Stated task: Each line of the listing must be transcribed exactly, except for the images, which should be excluded.

Source data:

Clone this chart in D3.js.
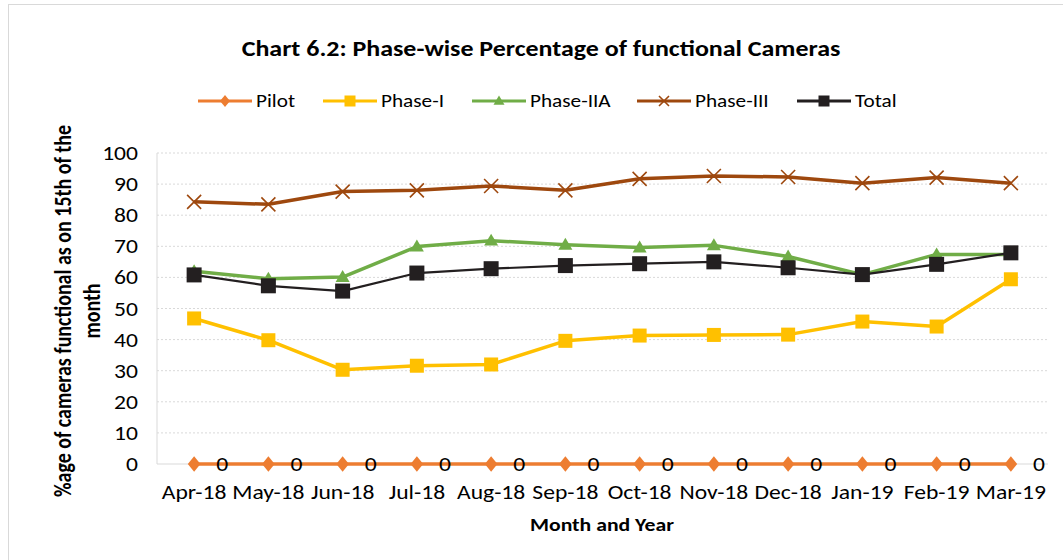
<!DOCTYPE html>
<html><head><meta charset="utf-8">
<script src="https://cdn.jsdelivr.net/npm/d3@7"></script>
<style>body{margin:0;background:#fff}svg{display:block}text{font-family:Carlito,"Liberation Sans Narrow","Open Sans",sans-serif}</style>
</head><body><svg id="c" width="1063" height="560"></svg>
<script>
const months=["Apr-18","May-18","Jun-18","Jul-18","Aug-18","Sep-18","Oct-18","Nov-18","Dec-18","Jan-19","Feb-19","Mar-19"];
const pilot=[0,0,0,0,0,0,0,0,0,0,0,0];
const phaseI=[46.8,39.8,30.3,31.6,32.0,39.6,41.3,41.5,41.6,45.8,44.2,59.4];
const phaseIIA=[62.0,59.6,60.1,69.9,71.8,70.5,69.6,70.3,66.7,60.9,67.4,67.4];
const phaseIII=[84.3,83.5,87.6,88.0,89.4,88.0,91.7,92.6,92.3,90.3,92.1,90.3];
const total=[60.8,57.3,55.6,61.4,62.8,63.8,64.4,65.0,63.1,60.9,64.2,67.9];
const yTicks=[0,10,20,30,40,50,60,70,80,90,100];

const series=[
 {name:"Pilot",values:pilot,color:"#ED7D31",marker:"diamond",w:3.5},
 {name:"Phase-I",values:phaseI,color:"#FFC000",marker:"square",w:3.5},
 {name:"Phase-IIA",values:phaseIIA,color:"#70AD47",marker:"triangle",w:3.5},
 {name:"Phase-III",values:phaseIII,color:"#9E480E",marker:"x",w:3.5},
 {name:"Total",values:total,color:"#231F20",marker:"square",w:2.2}
];
const SX=1.18;
const svg=d3.select("#c");
svg.append("rect").attr("x",8.5).attr("y",4.5).attr("width",1100).attr("height",600).attr("fill","none").attr("stroke","#d9d9d9");

function txt(x0,y0,s,size,anchor,bold){
 return svg.append("text").attr("transform",`translate(${x0},${y0}) scale(${SX},1)`)
  .attr("font-size",size).attr("text-anchor",anchor||"start").attr("font-weight",bold?"bold":"normal").attr("fill","#000").text(s);
}

const L=157,R=1048,T=153,B=464;
const x=d3.scaleBand().domain(months).range([L,R]);
const y=d3.scaleLinear().domain([0,100]).range([B,T]);
const cx=m=>x(m)+x.bandwidth()/2;

// gridlines
svg.append("g").selectAll("line").data(yTicks.filter(d=>d>0)).join("line")
 .attr("x1",L).attr("x2",R).attr("y1",d=>y(d)).attr("y2",d=>y(d))
 .attr("stroke","#d9d9d9").attr("stroke-width",1).attr("stroke-dasharray","2,2");
svg.append("line").attr("x1",L).attr("x2",L).attr("y1",T).attr("y2",B).attr("stroke","#d9d9d9");
svg.append("line").attr("x1",L).attr("x2",R).attr("y1",B).attr("y2",B).attr("stroke","#d9d9d9");

// y axis (scale-driven tick values)
y.ticks(10).forEach(t=>{ if(yTicks.includes(t)) txt(138,y(t)+7,String(t),20,"end"); });
// x axis
x.domain().forEach(m=>txt(cx(m),B+35,m,20,"middle"));

function marker(g,type,color,s){
 if(type==="diamond"){g.append("path").attr("d",`M0,${-s*0.55}L${s*0.45},0L0,${s*0.55}L${-s*0.45},0Z`).attr("fill",color);}
 else if(type==="square"){g.append("rect").attr("x",-s/2).attr("y",-s/2).attr("width",s).attr("height",s).attr("fill",color);}
 else if(type==="triangle"){g.append("path").attr("d",`M0,${-s*0.5}L${s*0.5},${s*0.35}L${-s*0.5},${s*0.35}Z`).attr("fill",color);}
 else if(type==="x"){const h=s/2;g.append("path").attr("d",`M${-h},${-h}L${h},${h}M${-h},${h}L${h},${-h}`).attr("stroke",color).attr("stroke-width",1.6);}
}
const line=d3.line().x((d,i)=>cx(months[i])).y(d=>y(d));
const drawOrder=[0,3,2,1,4];
drawOrder.forEach(k=>{
 const s=series[k];
 svg.append("path").attr("d",line(s.values)).attr("fill","none").attr("stroke",s.color).attr("stroke-width",s.w).attr("stroke-linejoin","round");
 s.values.forEach((v,i)=>{
  const g=svg.append("g").attr("transform",`translate(${cx(months[i])},${y(v)})`);
  marker(g,s.marker,s.color,s.name==="Total"?15:14);
 });
});
// data labels for pilot
pilot.forEach((d,i)=>txt(cx(months[i])+28,y(d)+7,String(d),20,"middle"));

// title
txt(541,56,"Chart 6.2: Phase-wise Percentage of functional Cameras",22,"middle",true);
// axis titles
txt(602,531,"Month and Year",18.4,"middle",true);
const yt=svg.append("text").attr("transform",`translate(0,311) scale(${SX},1) rotate(-90)`).attr("font-size",20).attr("font-weight","bold").attr("text-anchor","middle");
yt.append("tspan").attr("x",0).attr("y",60).text("%age of cameras functional as on 15th of the");
yt.append("tspan").attr("x",0).attr("y",85).text("month");

// legend
const legX=[198,323,472,637,797];
series.forEach((s,i)=>{
 const g=svg.append("g").attr("transform",`translate(${legX[i]},101)`);
 g.append("line").attr("x1",0).attr("x2",54).attr("stroke",s.color).attr("stroke-width",3);
 const mg=g.append("g").attr("transform","translate(27,0)");
 marker(mg,s.marker,s.color,s.marker==="x"?10:11);
 txt(legX[i]+58,107,s.name,18,"start");
});
</script></body></html>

Answer to this problem:
Clone this chart in D3.js.
<!DOCTYPE html>
<html><head><meta charset="utf-8">
<script src="https://cdn.jsdelivr.net/npm/d3@7"></script>
<style>body{margin:0;background:#fff}svg{display:block}text{font-family:Carlito,"Liberation Sans Narrow","Open Sans",sans-serif}</style>
</head><body><svg id="c" width="1063" height="560"></svg>
<script>
const months=["Apr-18","May-18","Jun-18","Jul-18","Aug-18","Sep-18","Oct-18","Nov-18","Dec-18","Jan-19","Feb-19","Mar-19"];
const pilot=[0,0,0,0,0,0,0,0,0,0,0,0];
const phaseI=[46.8,39.8,30.3,31.6,32.0,39.6,41.3,41.5,41.6,45.8,44.2,59.4];
const phaseIIA=[62.0,59.6,60.1,69.9,71.8,70.5,69.6,70.3,66.7,60.9,67.4,67.4];
const phaseIII=[84.3,83.5,87.6,88.0,89.4,88.0,91.7,92.6,92.3,90.3,92.1,90.3];
const total=[60.8,57.3,55.6,61.4,62.8,63.8,64.4,65.0,63.1,60.9,64.2,67.9];
const yTicks=[0,10,20,30,40,50,60,70,80,90,100];

const series=[
 {name:"Pilot",values:pilot,color:"#ED7D31",marker:"diamond",w:3.5},
 {name:"Phase-I",values:phaseI,color:"#FFC000",marker:"square",w:3.5},
 {name:"Phase-IIA",values:phaseIIA,color:"#70AD47",marker:"triangle",w:3.5},
 {name:"Phase-III",values:phaseIII,color:"#9E480E",marker:"x",w:3.5},
 {name:"Total",values:total,color:"#231F20",marker:"square",w:2.2}
];
const SX=1.18;
const svg=d3.select("#c");
svg.append("rect").attr("x",8.5).attr("y",4.5).attr("width",1100).attr("height",600).attr("fill","none").attr("stroke","#d9d9d9");

function txt(x0,y0,s,size,anchor,bold){
 return svg.append("text").attr("transform",`translate(${x0},${y0}) scale(${SX},1)`)
  .attr("font-size",size).attr("text-anchor",anchor||"start").attr("font-weight",bold?"bold":"normal").attr("fill","#000").text(s);
}

const L=157,R=1048,T=153,B=464;
const x=d3.scaleBand().domain(months).range([L,R]);
const y=d3.scaleLinear().domain([0,100]).range([B,T]);
const cx=m=>x(m)+x.bandwidth()/2;

// gridlines
svg.append("g").selectAll("line").data(yTicks.filter(d=>d>0)).join("line")
 .attr("x1",L).attr("x2",R).attr("y1",d=>y(d)).attr("y2",d=>y(d))
 .attr("stroke","#d9d9d9").attr("stroke-width",1).attr("stroke-dasharray","2,2");
svg.append("line").attr("x1",L).attr("x2",L).attr("y1",T).attr("y2",B).attr("stroke","#d9d9d9");
svg.append("line").attr("x1",L).attr("x2",R).attr("y1",B).attr("y2",B).attr("stroke","#d9d9d9");

// y axis (scale-driven tick values)
y.ticks(10).forEach(t=>{ if(yTicks.includes(t)) txt(138,y(t)+7,String(t),20,"end"); });
// x axis
x.domain().forEach(m=>txt(cx(m),B+35,m,20,"middle"));

function marker(g,type,color,s){
 if(type==="diamond"){g.append("path").attr("d",`M0,${-s*0.55}L${s*0.45},0L0,${s*0.55}L${-s*0.45},0Z`).attr("fill",color);}
 else if(type==="square"){g.append("rect").attr("x",-s/2).attr("y",-s/2).attr("width",s).attr("height",s).attr("fill",color);}
 else if(type==="triangle"){g.append("path").attr("d",`M0,${-s*0.5}L${s*0.5},${s*0.35}L${-s*0.5},${s*0.35}Z`).attr("fill",color);}
 else if(type==="x"){const h=s/2;g.append("path").attr("d",`M${-h},${-h}L${h},${h}M${-h},${h}L${h},${-h}`).attr("stroke",color).attr("stroke-width",1.6);}
}
const line=d3.line().x((d,i)=>cx(months[i])).y(d=>y(d));
const drawOrder=[0,3,2,1,4];
drawOrder.forEach(k=>{
 const s=series[k];
 svg.append("path").attr("d",line(s.values)).attr("fill","none").attr("stroke",s.color).attr("stroke-width",s.w).attr("stroke-linejoin","round");
 s.values.forEach((v,i)=>{
  const g=svg.append("g").attr("transform",`translate(${cx(months[i])},${y(v)})`);
  marker(g,s.marker,s.color,s.name==="Total"?15:14);
 });
});
// data labels for pilot
pilot.forEach((d,i)=>txt(cx(months[i])+28,y(d)+7,String(d),20,"middle"));

// title
txt(541,56,"Chart 6.2: Phase-wise Percentage of functional Cameras",22,"middle",true);
// axis titles
txt(602,531,"Month and Year",18.4,"middle",true);
const yt=svg.append("text").attr("transform",`translate(0,311) scale(${SX},1) rotate(-90)`).attr("font-size",20).attr("font-weight","bold").attr("text-anchor","middle");
yt.append("tspan").attr("x",0).attr("y",60).text("%age of cameras functional as on 15th of the");
yt.append("tspan").attr("x",0).attr("y",85).text("month");

// legend
const legX=[198,323,472,637,797];
series.forEach((s,i)=>{
 const g=svg.append("g").attr("transform",`translate(${legX[i]},101)`);
 g.append("line").attr("x1",0).attr("x2",54).attr("stroke",s.color).attr("stroke-width",3);
 const mg=g.append("g").attr("transform","translate(27,0)");
 marker(mg,s.marker,s.color,s.marker==="x"?10:11);
 txt(legX[i]+58,107,s.name,18,"start");
});
</script></body></html>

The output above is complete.